The Canadian dollar was down 0.44 of a cent at 100.83 cents after closing above the 101 cent threshold Monday.
On Tuesday, China raised the price of retail gasoline for the second time in two months.
"China’s decision to raise fuel cost for the second time in six weeks, is weighing on markets as it could dampen economic growth. Accordingly, markets are shedding risk with equities lower, commodities weak, bond yields generally lower and a strong USD," Scotiabank said in its Daily Foreign Exchange Update.
Meanwhile, home prices dropped in 45 Chinese cities in February as the government moved to cool property speculation. And mining giant BHP Billiton said Tuesday that it expects iron ore demand in China will flatten somewhat.

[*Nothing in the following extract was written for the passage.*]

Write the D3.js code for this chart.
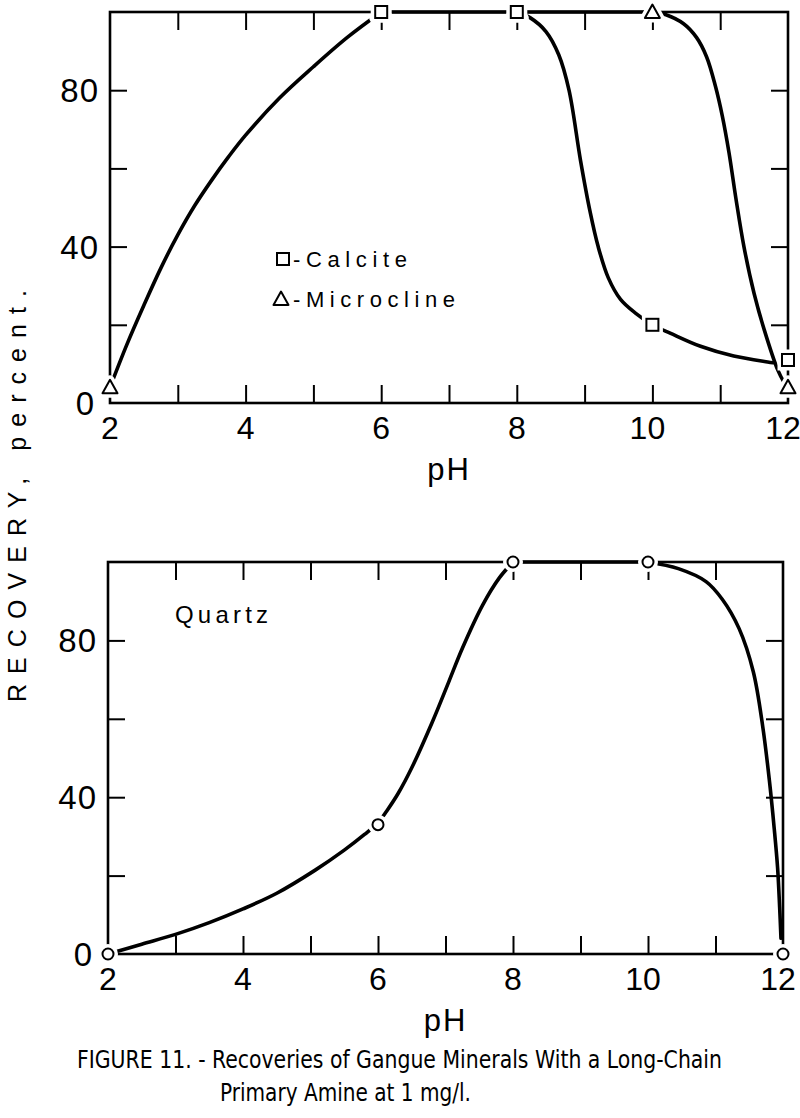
<!DOCTYPE html>
<html><head><meta charset="utf-8">
<script src="https://cdn.jsdelivr.net/npm/d3@7"></script>
<style>body{margin:0;background:#fff}svg{display:block}</style>
</head><body>
<svg id="c" width="800" height="1118"></svg>
<script>
// ---- tick values / labels ----
const phTicks = [3,4,5,6,7,8,9,10,11];
const phLabels = [2,4,6,8,10,12];
const recTicks = [20,40,60,80];
const recLabels = [0,40,80];

// ---- measured points (markers) ----
const calcitePH = [6,8,10,12];
const calciteRec = [100,100,20,11];
const microclinePH = [2,6,8,10,12];
const microclineRec = [4,100,100,100,4];
const quartzPH = [2,6,8,10,12];
const quartzRec = [0,33,100,100,0];

// ---- hand-drawn curve segments ----
const risePH  = [2, 2.25, 2.5, 2.75, 3, 3.25, 3.5, 3.75, 4, 4.5, 5, 5.5, 6];
const riseRec = [4, 15, 25, 34.5, 43, 50.5, 57, 63, 68.5, 78, 86, 93.5, 100];
const topFlatPH  = [6, 10];
const topFlatRec = [100, 100];
const calciteCurvePH  = [8, 8.2, 8.43, 8.62, 8.77, 8.94, 9.08, 9.2, 9.35, 9.53, 9.75, 10, 10.27, 10.71, 11.2, 11.7, 11.78];
const calciteCurveRec = [100, 98.5, 95, 89, 80, 62, 49, 40, 32, 26.5, 23, 20, 17.8, 14.5, 12, 10.5, 10.3];
const microCurvePH  = [10, 10.2, 10.46, 10.65, 10.8, 10.93, 11.03, 11.13, 11.23, 11.35, 11.5, 11.65, 11.85, 11.95];
const microCurveRec = [100, 99.3, 97, 93.5, 88.5, 81, 73.5, 64, 52.5, 40, 28, 18.7, 8.4, 5];
const quartzRisePH  = [2, 2.5, 3, 3.5, 4, 4.5, 5.07, 5.5, 5.8, 6, 6.13, 6.3, 6.5, 6.8, 7.05, 7.25, 7.55, 7.8, 8];
const quartzRiseRec = [0, 2.5, 5, 8, 11.5, 15.5, 21.4, 26.5, 30.5, 33.5, 36.5, 41, 47.5, 59, 69.5, 78, 89, 96, 100];
const quartzFlatPH  = [8, 10];
const quartzFlatRec = [100, 100];
const quartzDropPH  = [10, 10.45, 10.86, 11.1, 11.35, 11.56, 11.7, 11.8, 11.87, 11.92, 11.95, 11.97];
const quartzDropRec = [100, 98.3, 95, 90.5, 83, 72, 58, 44, 32, 22, 12, 4];

const svg = d3.select("#c");
const FONT = "'Liberation Sans', Arial, sans-serif";

function zip(xs, ys){ return xs.map((v,i)=>[v, ys[i]]); }

function panel(cfg){
  const x = d3.scaleLinear().domain([2,12]).range([cfg.x0, cfg.x1]);
  const y = d3.scaleLinear().domain([0,100]).range([cfg.y0, cfg.y1]);
  const g = svg.append("g");

  g.append("rect").attr("x", x(2)).attr("y", y(100))
    .attr("width", x(12)-x(2)).attr("height", y(0)-y(100))
    .attr("fill","none").attr("stroke","#000").attr("stroke-width",2.6);

  const tickStyle = sel => { sel.select(".domain").remove();
    sel.selectAll(".tick line").attr("stroke","#000").attr("stroke-width",2); };
  g.append("g").attr("transform",`translate(0,${y(0)})`)
    .call(d3.axisBottom(x).tickValues(phTicks).tickSize(-18).tickFormat("")).call(tickStyle);
  g.append("g").attr("transform",`translate(0,${y(100)})`)
    .call(d3.axisTop(x).tickValues(phTicks).tickSize(-18).tickFormat("")).call(tickStyle);
  g.append("g").attr("transform",`translate(${x(2)},0)`)
    .call(d3.axisLeft(y).tickValues(recTicks).tickSize(-17).tickFormat("")).call(tickStyle);
  g.append("g").attr("transform",`translate(${x(12)},0)`)
    .call(d3.axisRight(y).tickValues(recTicks).tickSize(-17).tickFormat("")).call(tickStyle);

  g.selectAll(".xl").data(phLabels).enter().append("text")
    .attr("x", d=>x(d) - (d>=10 ? 5 : 0)).attr("y", y(0)+36)
    .attr("text-anchor","middle").attr("font-family",FONT).attr("font-size",32)
    .text(d=>d);
  g.selectAll(".yl").data(recLabels).enter().append("text")
    .attr("x", d=> d===0 ? x(2)-15 : x(2)-11).attr("y", d=>y(d)+12)
    .attr("text-anchor","end").attr("font-family",FONT).attr("font-size",33)
    .attr("letter-spacing",1).text(d=>d);
  g.append("text").attr("x",(x(2)+x(12))/2).attr("y", y(0)+77)
    .attr("text-anchor","middle").attr("font-family",FONT).attr("font-size",31)
    .attr("letter-spacing",2).text("pH");

  const line = d3.line().x(d=>x(d[0])).y(d=>y(d[1])).curve(d3.curveCatmullRom.alpha(0.5));
  cfg.curves.forEach(c=>{
    g.append("path").attr("d", line(c)).attr("fill","none")
      .attr("stroke","#000").attr("stroke-width",3.6).attr("stroke-linecap","round");
  });
  return {g,x,y};
}

function marker(g, type, cx, cy, halo){
  const sw = halo ? 9 : 2, col = halo ? "#fff" : "#000", fill = "#fff";
  if(type==="square"){
    g.append("rect").attr("x",cx-6).attr("y",cy-6).attr("width",12).attr("height",12)
      .attr("fill",fill).attr("stroke",col).attr("stroke-width",sw);
  } else if(type==="tri"){
    g.append("path").attr("d",`M${cx},${cy-7.5}L${cx+7.5},${cy+6}L${cx-7.5},${cy+6}Z`)
      .attr("fill",fill).attr("stroke",col).attr("stroke-width",sw).attr("stroke-linejoin","round");
  } else {
    g.append("circle").attr("cx",cx).attr("cy",cy).attr("r",5.5)
      .attr("fill",fill).attr("stroke",col).attr("stroke-width",sw);
  }
}

function markers(p, type, xs, ys){
  const pts = zip(xs, ys);
  pts.forEach(d=>marker(p.g, type, p.x(d[0]), p.y(d[1]), true));
  pts.forEach(d=>marker(p.g, type, p.x(d[0]), p.y(d[1]), false));
}

// ---- top panel ----
const topP = panel({x0:110, x1:788, y0:403, y1:12,
  curves:[zip(risePH,riseRec), zip(topFlatPH,topFlatRec),
          zip(calciteCurvePH,calciteCurveRec), zip(microCurvePH,microCurveRec)]});
markers(topP, "tri", microclinePH, microclineRec);
markers(topP, "square", calcitePH, calciteRec);

marker(topP.g, "square", 283, 259, false);
topP.g.append("text").attr("x",293).attr("y",267).attr("font-family",FONT).attr("font-size",22)
  .attr("textLength",114).attr("lengthAdjust","spacing").text("-Calcite");
marker(topP.g, "tri", 281, 299, false);
topP.g.append("text").attr("x",293).attr("y",307).attr("font-family",FONT).attr("font-size",22)
  .attr("textLength",162).attr("lengthAdjust","spacing").text("-Microcline");

// ---- bottom panel ----
const botP = panel({x0:108, x1:783, y0:954, y1:562,
  curves:[zip(quartzRisePH, quartzRiseRec), zip(quartzFlatPH, quartzFlatRec), zip(quartzDropPH, quartzDropRec)]});
markers(botP, "circle", quartzPH, quartzRec);
botP.g.append("text").attr("x",175).attr("y",623).attr("font-family",FONT).attr("font-size",24)
  .attr("textLength",93).attr("lengthAdjust","spacing").text("Quartz");

// ---- y title ----
svg.append("text").attr("transform","translate(26,496) rotate(-90)")
  .attr("text-anchor","middle").attr("font-family",FONT).attr("font-size",25)
  .attr("textLength",412).attr("lengthAdjust","spacing").text("RECOVERY, percent.");

// ---- caption ----
const CAP = "'Liberation Sans Narrow','DejaVu Sans Condensed','Liberation Sans',sans-serif";
svg.append("text").attr("x",77).attr("y",1068).attr("font-family",CAP).attr("font-size",25)
  .attr("textLength",645).attr("lengthAdjust","spacingAndGlyphs")
  .text("FIGURE 11. - Recoveries of Gangue Minerals With a Long-Chain");
svg.append("text").attr("x",220).attr("y",1101).attr("font-family",CAP).attr("font-size",25)
  .attr("textLength",251).attr("lengthAdjust","spacingAndGlyphs")
  .text("Primary Amine at 1 mg/l.");
</script>
</body></html>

Gold bullion resumed its recent downward trend after a double-digit gain Monday, falling $20.30 to US$1,647 an ounce. Copper prices dropped eight cents to US$3.83 a pound. The April oil contract lost $2.48 to US$105.61 a barrel.
A stronger U.S. dollar usually depresses commodity prices, which are denominated in the currency, as it makes them more expensive for holders of other currencies.
Meanwhile, the U.S. Commerce Department said builders started work on slightly fewer homes in February, but they began preparing for what could be the healthiest spring buying season since the housing bubble burst.
Builders broke ground on a seasonally adjusted annual rate of 698,000 homes last month, down 1.1 per cent from January.